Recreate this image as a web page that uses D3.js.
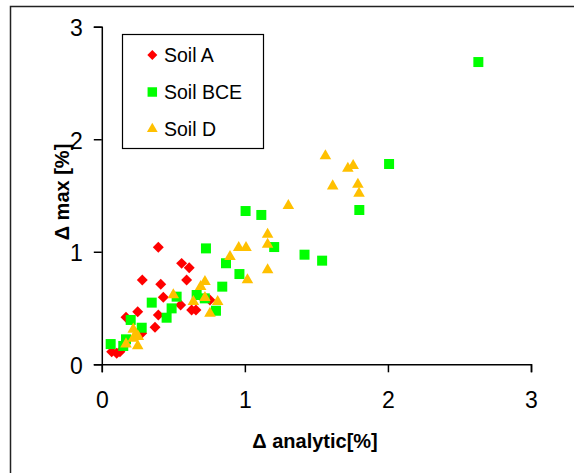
<!DOCTYPE html>
<html>
<head>
<meta charset="utf-8">
<script src="https://cdn.jsdelivr.net/npm/d3@7"></script>
<style>
  body { margin: 0; background: #fff; }
  svg { font-family: "Liberation Sans", Arial, sans-serif; }
</style>
</head>
<body>
<div id="chart"></div>
<script>

// values: [delta analytic, delta max]
var soilA = [
  [0.395, 1.04], [0.558, 0.897], [0.611, 0.858], [0.283, 0.749], [0.412, 0.711],
  [0.593, 0.749], [0.43, 0.595], [0.551, 0.527], [0.628, 0.482], [0.658, 0.482],
  [0.756, 0.571], [0.251, 0.467], [0.395, 0.438], [0.169, 0.418], [0.372, 0.329],
  [0.279, 0.275], [0.069, 0.112], [0.104, 0.098], [0.127, 0.112]
];
var soilBCE = [
  [2.632, 2.686], [2.008, 1.78], [1.8, 1.371], [1.005, 1.362], [1.115, 1.327],
  [1.205, 1.042], [0.728, 1.03], [1.417, 0.974], [1.54, 0.921], [0.868, 0.898],
  [0.962, 0.802], [0.842, 0.69], [0.523, 0.601], [0.663, 0.616], [0.349, 0.548],
  [0.488, 0.497], [0.72, 0.586], [0.798, 0.476], [0.453, 0.414], [0.202, 0.394],
  [0.279, 0.325], [0.169, 0.222], [0.15, 0.163], [0.062, 0.18]
];
var soilD = [
  [1.563, 1.851], [1.72, 1.741], [1.757, 1.765], [1.614, 1.584], [1.79, 1.599],
  [1.798, 1.519], [1.304, 1.41], [1.159, 1.155], [1.159, 1.066], [0.957, 1.036],
  [1.008, 1.036], [0.896, 0.956], [1.159, 0.838], [1.018, 0.749], [0.721, 0.734],
  [0.691, 0.69], [0.5, 0.616], [0.721, 0.592], [0.64, 0.556], [0.81, 0.556],
  [0.756, 0.453], [0.22, 0.311], [0.24, 0.266], [0.255, 0.245], [0.22, 0.231],
  [0.169, 0.18], [0.251, 0.163]
];
var xTicks = [0, 1, 2, 3];
var yTicks = [0, 1, 2, 3];
var seriesNames = ["Soil A", "Soil BCE", "Soil D"];

var width = 574, height = 473;

var svg = d3.select("#chart").append("svg")
  .attr("width", width)
  .attr("height", height);

// outer frame (runs off the right and bottom edge)
svg.append("rect")
  .attr("x", 10.5).attr("y", 6.5)
  .attr("width", 600).attr("height", 500)
  .attr("fill", "none")
  .attr("stroke", "#222")
  .attr("stroke-width", 1.5);

var x = d3.scaleLinear().domain([0, 3]).range([101.8, 531]);
var y = d3.scaleLinear().domain([0, 3]).range([364.3, 26.7]);

var xAxis = d3.axisBottom(x).tickValues(xTicks).tickSize(8).tickPadding(19.5).tickFormat(d3.format("d"));
var yAxis = d3.axisLeft(y).tickValues(yTicks).tickSize(8).tickPadding(11).tickFormat(d3.format("d"));

var gx = svg.append("g").attr("transform", "translate(0," + y(0) + ")").call(xAxis);
var gy = svg.append("g").attr("transform", "translate(" + x(0) + ",0)").call(yAxis);

[gx, gy].forEach(function(g){
  g.select(".domain").attr("stroke", "#000").attr("stroke-width", 1.5);
  g.selectAll(".tick line").attr("stroke", "#000").attr("stroke-width", 1.5);
  g.selectAll(".tick text")
    .attr("fill", "#000")
    .style("font-size", "23px")
    .style("font-family", "Liberation Sans, Arial, sans-serif");
});
gy.selectAll(".tick text").attr("dy", "0.4em");

// axis titles
svg.append("text")
  .attr("x", 315).attr("y", 448)
  .attr("text-anchor", "middle")
  .style("font-size", "20px")
  .style("font-weight", "bold")
  .text("\u0394 analytic[%]");

svg.append("text")
  .attr("transform", "translate(69,192) rotate(-90)")
  .attr("text-anchor", "middle")
  .style("font-size", "20px")
  .style("font-weight", "bold")
  .text("\u0394 max [%]");

// marker shapes
var diamond = d3.symbol().type(d3.symbolSquare).size(60);
var square = d3.symbol().type(d3.symbolSquare).size(100);
var triangle = d3.symbol().type(d3.symbolTriangle).size(58);

var series = [
  { name: seriesNames[0], data: soilA, color: "#ff0000", path: diamond, rot: 45 },
  { name: seriesNames[1], data: soilBCE, color: "#00ff00", path: square, rot: 0 },
  { name: seriesNames[2], data: soilD, color: "#ffc000", path: triangle, rot: 0 }
];

series.forEach(function(s){
  svg.append("g").selectAll("path")
    .data(s.data)
    .enter().append("path")
    .attr("d", s.path())
    .attr("fill", s.color)
    .attr("transform", function(d){
      return "translate(" + x(d[0]) + "," + y(d[1]) + ") rotate(" + s.rot + ")";
    });
});

// legend
var legend = svg.append("g");
legend.append("rect")
  .attr("x", 122.5).attr("y", 34.5)
  .attr("width", 141).attr("height", 114)
  .attr("fill", "#fff")
  .attr("stroke", "#000")
  .attr("stroke-width", 1.2);

var legendSize = { "Soil A": 50, "Soil BCE": 90, "Soil D": 50 };
series.forEach(function(s, i){
  var cy = 55 + i * 37;
  legend.append("path")
    .attr("d", d3.symbol().type(s.path.type()).size(legendSize[s.name])())
    .attr("fill", s.color)
    .attr("transform", "translate(152.3," + cy + ") rotate(" + s.rot + ")");
  legend.append("text")
    .attr("x", 164).attr("y", cy)
    .attr("dy", "0.36em")
    .style("font-size", "19.5px")
    .text(s.name);
});

</script>
</body>
</html>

++++++

- [What is expected] Transcribe the material exactly, and leave out whatever pictures it holds.

- [Finished answer]
Recreate this image as a web page that uses D3.js.
<!DOCTYPE html>
<html>
<head>
<meta charset="utf-8">
<script src="https://cdn.jsdelivr.net/npm/d3@7"></script>
<style>
  body { margin: 0; background: #fff; }
  svg { font-family: "Liberation Sans", Arial, sans-serif; }
</style>
</head>
<body>
<div id="chart"></div>
<script>

// values: [delta analytic, delta max]
var soilA = [
  [0.395, 1.04], [0.558, 0.897], [0.611, 0.858], [0.283, 0.749], [0.412, 0.711],
  [0.593, 0.749], [0.43, 0.595], [0.551, 0.527], [0.628, 0.482], [0.658, 0.482],
  [0.756, 0.571], [0.251, 0.467], [0.395, 0.438], [0.169, 0.418], [0.372, 0.329],
  [0.279, 0.275], [0.069, 0.112], [0.104, 0.098], [0.127, 0.112]
];
var soilBCE = [
  [2.632, 2.686], [2.008, 1.78], [1.8, 1.371], [1.005, 1.362], [1.115, 1.327],
  [1.205, 1.042], [0.728, 1.03], [1.417, 0.974], [1.54, 0.921], [0.868, 0.898],
  [0.962, 0.802], [0.842, 0.69], [0.523, 0.601], [0.663, 0.616], [0.349, 0.548],
  [0.488, 0.497], [0.72, 0.586], [0.798, 0.476], [0.453, 0.414], [0.202, 0.394],
  [0.279, 0.325], [0.169, 0.222], [0.15, 0.163], [0.062, 0.18]
];
var soilD = [
  [1.563, 1.851], [1.72, 1.741], [1.757, 1.765], [1.614, 1.584], [1.79, 1.599],
  [1.798, 1.519], [1.304, 1.41], [1.159, 1.155], [1.159, 1.066], [0.957, 1.036],
  [1.008, 1.036], [0.896, 0.956], [1.159, 0.838], [1.018, 0.749], [0.721, 0.734],
  [0.691, 0.69], [0.5, 0.616], [0.721, 0.592], [0.64, 0.556], [0.81, 0.556],
  [0.756, 0.453], [0.22, 0.311], [0.24, 0.266], [0.255, 0.245], [0.22, 0.231],
  [0.169, 0.18], [0.251, 0.163]
];
var xTicks = [0, 1, 2, 3];
var yTicks = [0, 1, 2, 3];
var seriesNames = ["Soil A", "Soil BCE", "Soil D"];

var width = 574, height = 473;

var svg = d3.select("#chart").append("svg")
  .attr("width", width)
  .attr("height", height);

// outer frame (runs off the right and bottom edge)
svg.append("rect")
  .attr("x", 10.5).attr("y", 6.5)
  .attr("width", 600).attr("height", 500)
  .attr("fill", "none")
  .attr("stroke", "#222")
  .attr("stroke-width", 1.5);

var x = d3.scaleLinear().domain([0, 3]).range([101.8, 531]);
var y = d3.scaleLinear().domain([0, 3]).range([364.3, 26.7]);

var xAxis = d3.axisBottom(x).tickValues(xTicks).tickSize(8).tickPadding(19.5).tickFormat(d3.format("d"));
var yAxis = d3.axisLeft(y).tickValues(yTicks).tickSize(8).tickPadding(11).tickFormat(d3.format("d"));

var gx = svg.append("g").attr("transform", "translate(0," + y(0) + ")").call(xAxis);
var gy = svg.append("g").attr("transform", "translate(" + x(0) + ",0)").call(yAxis);

[gx, gy].forEach(function(g){
  g.select(".domain").attr("stroke", "#000").attr("stroke-width", 1.5);
  g.selectAll(".tick line").attr("stroke", "#000").attr("stroke-width", 1.5);
  g.selectAll(".tick text")
    .attr("fill", "#000")
    .style("font-size", "23px")
    .style("font-family", "Liberation Sans, Arial, sans-serif");
});
gy.selectAll(".tick text").attr("dy", "0.4em");

// axis titles
svg.append("text")
  .attr("x", 315).attr("y", 448)
  .attr("text-anchor", "middle")
  .style("font-size", "20px")
  .style("font-weight", "bold")
  .text("\u0394 analytic[%]");

svg.append("text")
  .attr("transform", "translate(69,192) rotate(-90)")
  .attr("text-anchor", "middle")
  .style("font-size", "20px")
  .style("font-weight", "bold")
  .text("\u0394 max [%]");

// marker shapes
var diamond = d3.symbol().type(d3.symbolSquare).size(60);
var square = d3.symbol().type(d3.symbolSquare).size(100);
var triangle = d3.symbol().type(d3.symbolTriangle).size(58);

var series = [
  { name: seriesNames[0], data: soilA, color: "#ff0000", path: diamond, rot: 45 },
  { name: seriesNames[1], data: soilBCE, color: "#00ff00", path: square, rot: 0 },
  { name: seriesNames[2], data: soilD, color: "#ffc000", path: triangle, rot: 0 }
];

series.forEach(function(s){
  svg.append("g").selectAll("path")
    .data(s.data)
    .enter().append("path")
    .attr("d", s.path())
    .attr("fill", s.color)
    .attr("transform", function(d){
      return "translate(" + x(d[0]) + "," + y(d[1]) + ") rotate(" + s.rot + ")";
    });
});

// legend
var legend = svg.append("g");
legend.append("rect")
  .attr("x", 122.5).attr("y", 34.5)
  .attr("width", 141).attr("height", 114)
  .attr("fill", "#fff")
  .attr("stroke", "#000")
  .attr("stroke-width", 1.2);

var legendSize = { "Soil A": 50, "Soil BCE": 90, "Soil D": 50 };
series.forEach(function(s, i){
  var cy = 55 + i * 37;
  legend.append("path")
    .attr("d", d3.symbol().type(s.path.type()).size(legendSize[s.name])())
    .attr("fill", s.color)
    .attr("transform", "translate(152.3," + cy + ") rotate(" + s.rot + ")");
  legend.append("text")
    .attr("x", 164).attr("y", cy)
    .attr("dy", "0.36em")
    .style("font-size", "19.5px")
    .text(s.name);
});

</script>
</body>
</html>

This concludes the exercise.